• [Available data]:
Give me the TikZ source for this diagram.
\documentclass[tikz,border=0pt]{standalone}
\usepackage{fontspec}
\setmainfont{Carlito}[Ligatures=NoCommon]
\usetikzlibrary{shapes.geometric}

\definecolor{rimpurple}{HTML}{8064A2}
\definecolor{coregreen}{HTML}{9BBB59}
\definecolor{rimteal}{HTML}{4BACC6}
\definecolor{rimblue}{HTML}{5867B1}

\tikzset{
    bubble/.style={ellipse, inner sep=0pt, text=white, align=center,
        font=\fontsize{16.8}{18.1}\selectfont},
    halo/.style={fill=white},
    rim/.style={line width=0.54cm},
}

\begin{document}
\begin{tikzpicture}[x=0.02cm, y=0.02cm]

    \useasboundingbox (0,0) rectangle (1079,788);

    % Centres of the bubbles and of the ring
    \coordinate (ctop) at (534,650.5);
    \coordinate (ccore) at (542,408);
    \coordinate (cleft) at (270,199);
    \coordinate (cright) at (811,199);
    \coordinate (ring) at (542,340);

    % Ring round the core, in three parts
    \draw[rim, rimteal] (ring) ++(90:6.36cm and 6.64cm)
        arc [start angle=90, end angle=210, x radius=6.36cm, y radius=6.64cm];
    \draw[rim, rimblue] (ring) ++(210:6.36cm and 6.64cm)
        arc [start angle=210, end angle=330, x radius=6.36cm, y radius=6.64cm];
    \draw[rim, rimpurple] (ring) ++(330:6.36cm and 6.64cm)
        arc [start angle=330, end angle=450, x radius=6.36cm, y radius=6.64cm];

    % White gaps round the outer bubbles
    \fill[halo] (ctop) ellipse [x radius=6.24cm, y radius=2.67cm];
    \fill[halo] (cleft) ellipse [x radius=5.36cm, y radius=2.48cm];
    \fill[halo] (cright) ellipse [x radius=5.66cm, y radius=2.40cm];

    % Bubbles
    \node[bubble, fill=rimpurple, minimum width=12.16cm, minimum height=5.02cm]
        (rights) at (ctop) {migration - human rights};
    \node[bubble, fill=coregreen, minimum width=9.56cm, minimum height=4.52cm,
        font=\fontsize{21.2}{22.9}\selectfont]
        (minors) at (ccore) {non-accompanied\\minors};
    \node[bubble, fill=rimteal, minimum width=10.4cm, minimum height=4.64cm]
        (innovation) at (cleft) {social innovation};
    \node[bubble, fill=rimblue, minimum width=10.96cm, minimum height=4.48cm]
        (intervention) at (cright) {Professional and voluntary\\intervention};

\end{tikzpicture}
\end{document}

• [What the task asks]: Your task is to output all of the data above word for word.

• [Answer for the task]:
Give me the TikZ source for this diagram.
\documentclass[tikz,border=0pt]{standalone}
\usepackage{fontspec}
\setmainfont{Carlito}[Ligatures=NoCommon]
\usetikzlibrary{shapes.geometric}

\definecolor{rimpurple}{HTML}{8064A2}
\definecolor{coregreen}{HTML}{9BBB59}
\definecolor{rimteal}{HTML}{4BACC6}
\definecolor{rimblue}{HTML}{5867B1}

\tikzset{
    bubble/.style={ellipse, inner sep=0pt, text=white, align=center,
        font=\fontsize{16.8}{18.1}\selectfont},
    halo/.style={fill=white},
    rim/.style={line width=0.54cm},
}

\begin{document}
\begin{tikzpicture}[x=0.02cm, y=0.02cm]

    \useasboundingbox (0,0) rectangle (1079,788);

    % Centres of the bubbles and of the ring
    \coordinate (ctop) at (534,650.5);
    \coordinate (ccore) at (542,408);
    \coordinate (cleft) at (270,199);
    \coordinate (cright) at (811,199);
    \coordinate (ring) at (542,340);

    % Ring round the core, in three parts
    \draw[rim, rimteal] (ring) ++(90:6.36cm and 6.64cm)
        arc [start angle=90, end angle=210, x radius=6.36cm, y radius=6.64cm];
    \draw[rim, rimblue] (ring) ++(210:6.36cm and 6.64cm)
        arc [start angle=210, end angle=330, x radius=6.36cm, y radius=6.64cm];
    \draw[rim, rimpurple] (ring) ++(330:6.36cm and 6.64cm)
        arc [start angle=330, end angle=450, x radius=6.36cm, y radius=6.64cm];

    % White gaps round the outer bubbles
    \fill[halo] (ctop) ellipse [x radius=6.24cm, y radius=2.67cm];
    \fill[halo] (cleft) ellipse [x radius=5.36cm, y radius=2.48cm];
    \fill[halo] (cright) ellipse [x radius=5.66cm, y radius=2.40cm];

    % Bubbles
    \node[bubble, fill=rimpurple, minimum width=12.16cm, minimum height=5.02cm]
        (rights) at (ctop) {migration - human rights};
    \node[bubble, fill=coregreen, minimum width=9.56cm, minimum height=4.52cm,
        font=\fontsize{21.2}{22.9}\selectfont]
        (minors) at (ccore) {non-accompanied\\minors};
    \node[bubble, fill=rimteal, minimum width=10.4cm, minimum height=4.64cm]
        (innovation) at (cleft) {social innovation};
    \node[bubble, fill=rimblue, minimum width=10.96cm, minimum height=4.48cm]
        (intervention) at (cright) {Professional and voluntary\\intervention};

\end{tikzpicture}
\end{document}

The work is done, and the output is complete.